Leave out the pictures, then reproduce the rest of the material exactly.

= = =

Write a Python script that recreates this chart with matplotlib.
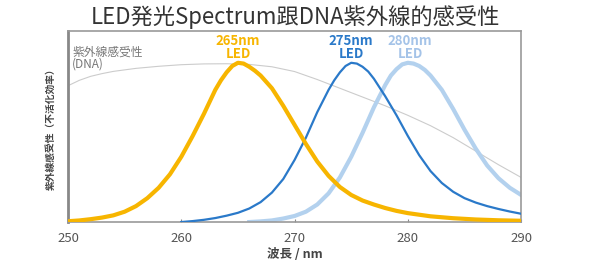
import numpy as np
from matplotlib import pyplot as plt

plt.rcParams['font.family'] = ['Noto Sans CJK JP', 'DejaVu Sans']

# curves (wavelength in nm, relative value)
wl_265 = [250, 251, 252, 253, 254, 255, 256, 257, 258, 259, 260, 261, 262, 263,
          263.5, 264, 264.5, 265, 265.5, 266, 266.5, 267, 268, 269, 270, 271,
          272, 273, 274, 275, 276, 277, 278, 279, 280, 282, 284, 286, 288, 290]
led_265 = [0.005, 0.010, 0.018, 0.028, 0.042, 0.065, 0.10, 0.15, 0.215, 0.30,
           0.41, 0.54, 0.68, 0.83, 0.89, 0.94, 0.98, 1.0, 0.995, 0.975, 0.95,
           0.92, 0.84, 0.73, 0.61, 0.49, 0.38, 0.29, 0.22, 0.17, 0.135, 0.11,
           0.088, 0.07, 0.056, 0.036, 0.024, 0.016, 0.011, 0.008]

wl_275 = [260, 261, 262, 263, 264, 265, 266, 267, 268, 269, 270, 271, 272, 273,
          273.5, 274, 274.5, 275, 275.5, 276, 276.5, 277, 278, 279, 280, 281,
          282, 283, 284, 285, 286, 287, 288, 289, 290]
led_275 = [0.0, 0.006, 0.014, 0.025, 0.04, 0.058, 0.085, 0.125, 0.185, 0.27,
           0.39, 0.53, 0.69, 0.83, 0.89, 0.94, 0.98, 1.0, 0.995, 0.975, 0.945,
           0.90, 0.79, 0.67, 0.54, 0.42, 0.32, 0.245, 0.19, 0.15, 0.122, 0.10,
           0.082, 0.066, 0.052]

wl_280 = [266, 267, 268, 269, 270, 271, 272, 273, 274, 275, 276, 277, 278,
          278.5, 279, 279.5, 280, 280.5, 281, 281.5, 282, 283, 284, 285, 286,
          287, 288, 289, 290]
led_280 = [0.0, 0.004, 0.01, 0.022, 0.038, 0.065, 0.11, 0.18, 0.28, 0.41, 0.56,
           0.72, 0.86, 0.92, 0.96, 0.99, 1.0, 0.995, 0.98, 0.955, 0.92, 0.83,
           0.71, 0.58, 0.46, 0.355, 0.275, 0.215, 0.17]

wl_dna = [250, 251, 252, 253, 254, 256, 258, 260, 262, 264, 266, 268, 270,
          272, 274, 276, 278, 280, 282, 284, 286, 288, 290]
dna = [0.856, 0.89, 0.915, 0.932, 0.946, 0.965, 0.978, 0.988, 0.993, 0.994,
       0.99, 0.975, 0.945, 0.895, 0.84, 0.785, 0.73, 0.67, 0.605, 0.53,
       0.445, 0.36, 0.28]

xticks = [250, 260, 270, 280, 290]

c_yel = '#f7b500'
c_blue = '#2a79c9'
c_lblue = '#b3d1ee'
c_gray = '#cccccc'

fig = plt.figure(figsize=(5.9, 2.6), dpi=100)
ax = fig.add_axes([0.1153, 0.146, 0.768, 0.735])

ax.plot(wl_dna, dna, color=c_gray, lw=0.8, zorder=1)
ax.plot(wl_280, led_280, color=c_lblue, lw=3.0, zorder=2)
ax.plot(wl_275, led_275, color=c_blue, lw=1.6, zorder=3)
ax.plot(wl_265, led_265, color=c_yel, lw=3.0, zorder=4)

ax.set_xlim(250, 290)
ax.set_ylim(0, 1.2)
ax.set_xticks(xticks)
ax.set_yticks([])
ax.tick_params(axis='x', direction='in', length=2, color='#888888',
               labelsize=9.5, labelcolor='#555555', pad=7)
for s in ax.spines.values():
    s.set_color('#999999')
    s.set_linewidth(1.2)
ax.spines['left'].set_linewidth(2)
ax.spines['left'].set_color('#888888')

ax.set_xlabel('波長 / nm', fontsize=9, fontweight='bold', color='#444444', labelpad=2)
ax.set_ylabel('紫外線感受性（不活化効率）', fontsize=7, fontweight='bold',
              color='#444444', labelpad=9)

ax.text(265, 1.095, '265nm\nLED', color=c_yel, fontsize=9.5, fontweight='bold',
        ha='center', va='center', linespacing=0.9)
ax.text(275, 1.095, '275nm\nLED', color=c_blue, fontsize=9.5, fontweight='bold',
        ha='center', va='center', linespacing=0.9)
ax.text(280.2, 1.095, '280nm\nLED', color='#a4c3e8', fontsize=9.5, fontweight='bold',
        ha='center', va='center', linespacing=0.9)
ax.text(250.35, 1.03, '紫外線感受性\n(DNA)', color='#777777', fontsize=8.5,
        ha='left', va='center', linespacing=0.95)

fig.text(0.5, 0.935, 'LED発光Spectrum跟DNA紫外線的感受性', ha='center', va='center',
         fontsize=16, color='#333333')

fig.savefig('out.png', dpi=100)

= = =

### The answer
Write a Python script that recreates this chart with matplotlib.
import numpy as np
from matplotlib import pyplot as plt

plt.rcParams['font.family'] = ['Noto Sans CJK JP', 'DejaVu Sans']

# curves (wavelength in nm, relative value)
wl_265 = [250, 251, 252, 253, 254, 255, 256, 257, 258, 259, 260, 261, 262, 263,
          263.5, 264, 264.5, 265, 265.5, 266, 266.5, 267, 268, 269, 270, 271,
          272, 273, 274, 275, 276, 277, 278, 279, 280, 282, 284, 286, 288, 290]
led_265 = [0.005, 0.010, 0.018, 0.028, 0.042, 0.065, 0.10, 0.15, 0.215, 0.30,
           0.41, 0.54, 0.68, 0.83, 0.89, 0.94, 0.98, 1.0, 0.995, 0.975, 0.95,
           0.92, 0.84, 0.73, 0.61, 0.49, 0.38, 0.29, 0.22, 0.17, 0.135, 0.11,
           0.088, 0.07, 0.056, 0.036, 0.024, 0.016, 0.011, 0.008]

wl_275 = [260, 261, 262, 263, 264, 265, 266, 267, 268, 269, 270, 271, 272, 273,
          273.5, 274, 274.5, 275, 275.5, 276, 276.5, 277, 278, 279, 280, 281,
          282, 283, 284, 285, 286, 287, 288, 289, 290]
led_275 = [0.0, 0.006, 0.014, 0.025, 0.04, 0.058, 0.085, 0.125, 0.185, 0.27,
           0.39, 0.53, 0.69, 0.83, 0.89, 0.94, 0.98, 1.0, 0.995, 0.975, 0.945,
           0.90, 0.79, 0.67, 0.54, 0.42, 0.32, 0.245, 0.19, 0.15, 0.122, 0.10,
           0.082, 0.066, 0.052]

wl_280 = [266, 267, 268, 269, 270, 271, 272, 273, 274, 275, 276, 277, 278,
          278.5, 279, 279.5, 280, 280.5, 281, 281.5, 282, 283, 284, 285, 286,
          287, 288, 289, 290]
led_280 = [0.0, 0.004, 0.01, 0.022, 0.038, 0.065, 0.11, 0.18, 0.28, 0.41, 0.56,
           0.72, 0.86, 0.92, 0.96, 0.99, 1.0, 0.995, 0.98, 0.955, 0.92, 0.83,
           0.71, 0.58, 0.46, 0.355, 0.275, 0.215, 0.17]

wl_dna = [250, 251, 252, 253, 254, 256, 258, 260, 262, 264, 266, 268, 270,
          272, 274, 276, 278, 280, 282, 284, 286, 288, 290]
dna = [0.856, 0.89, 0.915, 0.932, 0.946, 0.965, 0.978, 0.988, 0.993, 0.994,
       0.99, 0.975, 0.945, 0.895, 0.84, 0.785, 0.73, 0.67, 0.605, 0.53,
       0.445, 0.36, 0.28]

xticks = [250, 260, 270, 280, 290]

c_yel = '#f7b500'
c_blue = '#2a79c9'
c_lblue = '#b3d1ee'
c_gray = '#cccccc'

fig = plt.figure(figsize=(5.9, 2.6), dpi=100)
ax = fig.add_axes([0.1153, 0.146, 0.768, 0.735])

ax.plot(wl_dna, dna, color=c_gray, lw=0.8, zorder=1)
ax.plot(wl_280, led_280, color=c_lblue, lw=3.0, zorder=2)
ax.plot(wl_275, led_275, color=c_blue, lw=1.6, zorder=3)
ax.plot(wl_265, led_265, color=c_yel, lw=3.0, zorder=4)

ax.set_xlim(250, 290)
ax.set_ylim(0, 1.2)
ax.set_xticks(xticks)
ax.set_yticks([])
ax.tick_params(axis='x', direction='in', length=2, color='#888888',
               labelsize=9.5, labelcolor='#555555', pad=7)
for s in ax.spines.values():
    s.set_color('#999999')
    s.set_linewidth(1.2)
ax.spines['left'].set_linewidth(2)
ax.spines['left'].set_color('#888888')

ax.set_xlabel('波長 / nm', fontsize=9, fontweight='bold', color='#444444', labelpad=2)
ax.set_ylabel('紫外線感受性（不活化効率）', fontsize=7, fontweight='bold',
              color='#444444', labelpad=9)

ax.text(265, 1.095, '265nm\nLED', color=c_yel, fontsize=9.5, fontweight='bold',
        ha='center', va='center', linespacing=0.9)
ax.text(275, 1.095, '275nm\nLED', color=c_blue, fontsize=9.5, fontweight='bold',
        ha='center', va='center', linespacing=0.9)
ax.text(280.2, 1.095, '280nm\nLED', color='#a4c3e8', fontsize=9.5, fontweight='bold',
        ha='center', va='center', linespacing=0.9)
ax.text(250.35, 1.03, '紫外線感受性\n(DNA)', color='#777777', fontsize=8.5,
        ha='left', va='center', linespacing=0.95)

fig.text(0.5, 0.935, 'LED発光Spectrum跟DNA紫外線的感受性', ha='center', va='center',
         fontsize=16, color='#333333')

fig.savefig('out.png', dpi=100)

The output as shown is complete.